Reproduce the listing below in full and without alteration, apart from its pictures.

===== Data block =====

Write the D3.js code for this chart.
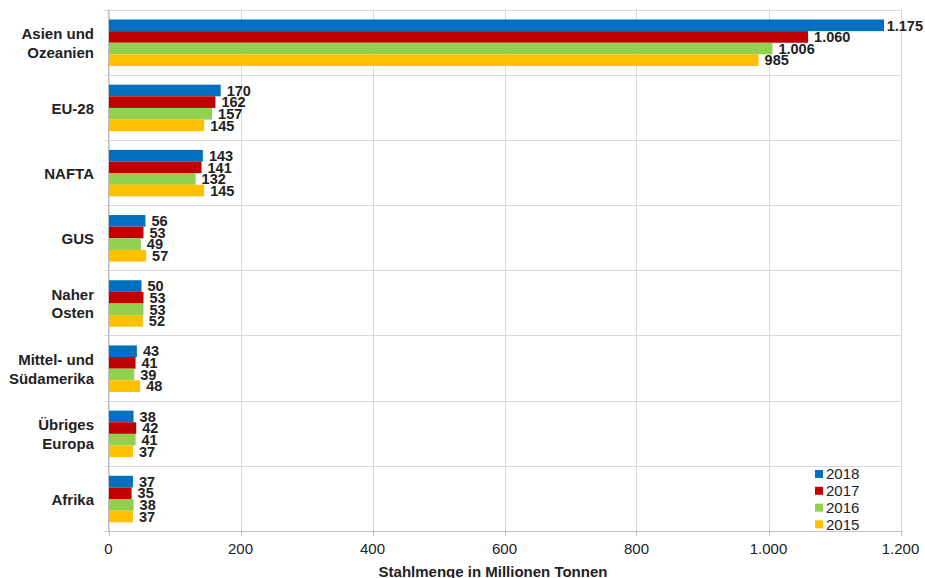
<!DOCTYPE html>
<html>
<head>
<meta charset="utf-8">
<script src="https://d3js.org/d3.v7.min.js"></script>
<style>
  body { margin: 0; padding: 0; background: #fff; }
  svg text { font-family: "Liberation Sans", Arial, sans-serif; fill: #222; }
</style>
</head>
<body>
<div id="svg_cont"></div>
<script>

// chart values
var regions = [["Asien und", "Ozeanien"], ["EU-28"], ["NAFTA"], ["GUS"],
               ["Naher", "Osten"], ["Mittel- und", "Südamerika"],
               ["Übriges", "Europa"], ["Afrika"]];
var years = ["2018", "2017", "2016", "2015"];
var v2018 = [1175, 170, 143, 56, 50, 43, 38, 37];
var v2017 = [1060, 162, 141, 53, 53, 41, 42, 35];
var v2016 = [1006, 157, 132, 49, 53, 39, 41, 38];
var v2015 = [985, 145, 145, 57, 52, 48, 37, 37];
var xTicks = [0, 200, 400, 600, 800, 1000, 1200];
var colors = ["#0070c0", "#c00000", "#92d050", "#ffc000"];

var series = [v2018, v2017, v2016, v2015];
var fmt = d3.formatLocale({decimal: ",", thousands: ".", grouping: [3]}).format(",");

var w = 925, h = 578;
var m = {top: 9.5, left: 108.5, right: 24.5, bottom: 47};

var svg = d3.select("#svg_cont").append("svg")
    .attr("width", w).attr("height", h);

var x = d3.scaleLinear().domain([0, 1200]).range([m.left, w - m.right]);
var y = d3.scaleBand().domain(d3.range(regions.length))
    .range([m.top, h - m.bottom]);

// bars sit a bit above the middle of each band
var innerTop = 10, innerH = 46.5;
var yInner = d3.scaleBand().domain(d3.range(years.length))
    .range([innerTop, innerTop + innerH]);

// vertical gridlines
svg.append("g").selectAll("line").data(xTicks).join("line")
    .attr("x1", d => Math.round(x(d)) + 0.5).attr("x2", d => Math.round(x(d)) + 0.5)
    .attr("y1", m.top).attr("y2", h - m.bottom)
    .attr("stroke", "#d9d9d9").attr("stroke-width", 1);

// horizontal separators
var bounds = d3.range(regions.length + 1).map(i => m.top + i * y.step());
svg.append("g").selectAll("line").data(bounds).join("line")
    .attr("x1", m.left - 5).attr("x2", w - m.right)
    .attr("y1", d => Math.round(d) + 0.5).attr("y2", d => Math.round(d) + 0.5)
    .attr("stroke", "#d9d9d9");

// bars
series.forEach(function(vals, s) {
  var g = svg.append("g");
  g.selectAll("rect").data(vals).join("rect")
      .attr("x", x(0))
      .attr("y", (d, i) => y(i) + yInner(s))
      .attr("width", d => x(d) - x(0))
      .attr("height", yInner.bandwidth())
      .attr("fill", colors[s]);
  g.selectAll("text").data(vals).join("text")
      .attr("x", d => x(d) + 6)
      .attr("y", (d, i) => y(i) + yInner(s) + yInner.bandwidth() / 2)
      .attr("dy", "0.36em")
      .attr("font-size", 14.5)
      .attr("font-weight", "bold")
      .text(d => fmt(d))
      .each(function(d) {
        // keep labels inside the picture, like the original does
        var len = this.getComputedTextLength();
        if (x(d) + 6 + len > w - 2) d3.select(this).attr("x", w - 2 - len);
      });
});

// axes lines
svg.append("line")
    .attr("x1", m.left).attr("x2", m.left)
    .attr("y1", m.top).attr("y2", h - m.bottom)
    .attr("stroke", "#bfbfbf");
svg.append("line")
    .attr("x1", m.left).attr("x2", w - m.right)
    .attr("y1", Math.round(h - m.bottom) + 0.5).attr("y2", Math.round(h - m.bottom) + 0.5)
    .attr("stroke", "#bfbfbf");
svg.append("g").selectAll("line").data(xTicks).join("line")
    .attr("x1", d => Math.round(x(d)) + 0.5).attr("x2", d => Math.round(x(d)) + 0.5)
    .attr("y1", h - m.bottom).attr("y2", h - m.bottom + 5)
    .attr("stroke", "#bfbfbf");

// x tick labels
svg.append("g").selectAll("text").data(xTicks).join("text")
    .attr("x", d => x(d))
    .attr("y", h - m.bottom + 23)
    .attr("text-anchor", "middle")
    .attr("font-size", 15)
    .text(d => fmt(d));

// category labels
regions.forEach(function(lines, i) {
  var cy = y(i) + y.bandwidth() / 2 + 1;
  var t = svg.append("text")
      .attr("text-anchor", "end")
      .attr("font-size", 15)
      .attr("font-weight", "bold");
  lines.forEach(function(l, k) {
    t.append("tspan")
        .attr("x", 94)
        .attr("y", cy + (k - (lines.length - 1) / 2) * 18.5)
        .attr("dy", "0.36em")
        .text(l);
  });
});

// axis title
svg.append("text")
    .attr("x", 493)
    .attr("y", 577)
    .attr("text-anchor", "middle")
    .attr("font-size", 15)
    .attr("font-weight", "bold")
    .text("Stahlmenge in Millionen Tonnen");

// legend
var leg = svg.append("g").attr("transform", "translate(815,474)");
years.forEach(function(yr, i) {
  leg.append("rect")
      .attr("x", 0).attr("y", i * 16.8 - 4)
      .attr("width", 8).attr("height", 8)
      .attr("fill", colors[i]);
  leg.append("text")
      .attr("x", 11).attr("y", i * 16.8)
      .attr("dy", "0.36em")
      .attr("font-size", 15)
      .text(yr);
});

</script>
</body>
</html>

=====

Completed exercise:
Write the D3.js code for this chart.
<!DOCTYPE html>
<html>
<head>
<meta charset="utf-8">
<script src="https://d3js.org/d3.v7.min.js"></script>
<style>
  body { margin: 0; padding: 0; background: #fff; }
  svg text { font-family: "Liberation Sans", Arial, sans-serif; fill: #222; }
</style>
</head>
<body>
<div id="svg_cont"></div>
<script>

// chart values
var regions = [["Asien und", "Ozeanien"], ["EU-28"], ["NAFTA"], ["GUS"],
               ["Naher", "Osten"], ["Mittel- und", "Südamerika"],
               ["Übriges", "Europa"], ["Afrika"]];
var years = ["2018", "2017", "2016", "2015"];
var v2018 = [1175, 170, 143, 56, 50, 43, 38, 37];
var v2017 = [1060, 162, 141, 53, 53, 41, 42, 35];
var v2016 = [1006, 157, 132, 49, 53, 39, 41, 38];
var v2015 = [985, 145, 145, 57, 52, 48, 37, 37];
var xTicks = [0, 200, 400, 600, 800, 1000, 1200];
var colors = ["#0070c0", "#c00000", "#92d050", "#ffc000"];

var series = [v2018, v2017, v2016, v2015];
var fmt = d3.formatLocale({decimal: ",", thousands: ".", grouping: [3]}).format(",");

var w = 925, h = 578;
var m = {top: 9.5, left: 108.5, right: 24.5, bottom: 47};

var svg = d3.select("#svg_cont").append("svg")
    .attr("width", w).attr("height", h);

var x = d3.scaleLinear().domain([0, 1200]).range([m.left, w - m.right]);
var y = d3.scaleBand().domain(d3.range(regions.length))
    .range([m.top, h - m.bottom]);

// bars sit a bit above the middle of each band
var innerTop = 10, innerH = 46.5;
var yInner = d3.scaleBand().domain(d3.range(years.length))
    .range([innerTop, innerTop + innerH]);

// vertical gridlines
svg.append("g").selectAll("line").data(xTicks).join("line")
    .attr("x1", d => Math.round(x(d)) + 0.5).attr("x2", d => Math.round(x(d)) + 0.5)
    .attr("y1", m.top).attr("y2", h - m.bottom)
    .attr("stroke", "#d9d9d9").attr("stroke-width", 1);

// horizontal separators
var bounds = d3.range(regions.length + 1).map(i => m.top + i * y.step());
svg.append("g").selectAll("line").data(bounds).join("line")
    .attr("x1", m.left - 5).attr("x2", w - m.right)
    .attr("y1", d => Math.round(d) + 0.5).attr("y2", d => Math.round(d) + 0.5)
    .attr("stroke", "#d9d9d9");

// bars
series.forEach(function(vals, s) {
  var g = svg.append("g");
  g.selectAll("rect").data(vals).join("rect")
      .attr("x", x(0))
      .attr("y", (d, i) => y(i) + yInner(s))
      .attr("width", d => x(d) - x(0))
      .attr("height", yInner.bandwidth())
      .attr("fill", colors[s]);
  g.selectAll("text").data(vals).join("text")
      .attr("x", d => x(d) + 6)
      .attr("y", (d, i) => y(i) + yInner(s) + yInner.bandwidth() / 2)
      .attr("dy", "0.36em")
      .attr("font-size", 14.5)
      .attr("font-weight", "bold")
      .text(d => fmt(d))
      .each(function(d) {
        // keep labels inside the picture, like the original does
        var len = this.getComputedTextLength();
        if (x(d) + 6 + len > w - 2) d3.select(this).attr("x", w - 2 - len);
      });
});

// axes lines
svg.append("line")
    .attr("x1", m.left).attr("x2", m.left)
    .attr("y1", m.top).attr("y2", h - m.bottom)
    .attr("stroke", "#bfbfbf");
svg.append("line")
    .attr("x1", m.left).attr("x2", w - m.right)
    .attr("y1", Math.round(h - m.bottom) + 0.5).attr("y2", Math.round(h - m.bottom) + 0.5)
    .attr("stroke", "#bfbfbf");
svg.append("g").selectAll("line").data(xTicks).join("line")
    .attr("x1", d => Math.round(x(d)) + 0.5).attr("x2", d => Math.round(x(d)) + 0.5)
    .attr("y1", h - m.bottom).attr("y2", h - m.bottom + 5)
    .attr("stroke", "#bfbfbf");

// x tick labels
svg.append("g").selectAll("text").data(xTicks).join("text")
    .attr("x", d => x(d))
    .attr("y", h - m.bottom + 23)
    .attr("text-anchor", "middle")
    .attr("font-size", 15)
    .text(d => fmt(d));

// category labels
regions.forEach(function(lines, i) {
  var cy = y(i) + y.bandwidth() / 2 + 1;
  var t = svg.append("text")
      .attr("text-anchor", "end")
      .attr("font-size", 15)
      .attr("font-weight", "bold");
  lines.forEach(function(l, k) {
    t.append("tspan")
        .attr("x", 94)
        .attr("y", cy + (k - (lines.length - 1) / 2) * 18.5)
        .attr("dy", "0.36em")
        .text(l);
  });
});

// axis title
svg.append("text")
    .attr("x", 493)
    .attr("y", 577)
    .attr("text-anchor", "middle")
    .attr("font-size", 15)
    .attr("font-weight", "bold")
    .text("Stahlmenge in Millionen Tonnen");

// legend
var leg = svg.append("g").attr("transform", "translate(815,474)");
years.forEach(function(yr, i) {
  leg.append("rect")
      .attr("x", 0).attr("y", i * 16.8 - 4)
      .attr("width", 8).attr("height", 8)
      .attr("fill", colors[i]);
  leg.append("text")
      .attr("x", 11).attr("y", i * 16.8)
      .attr("dy", "0.36em")
      .attr("font-size", 15)
      .text(yr);
});

</script>
</body>
</html>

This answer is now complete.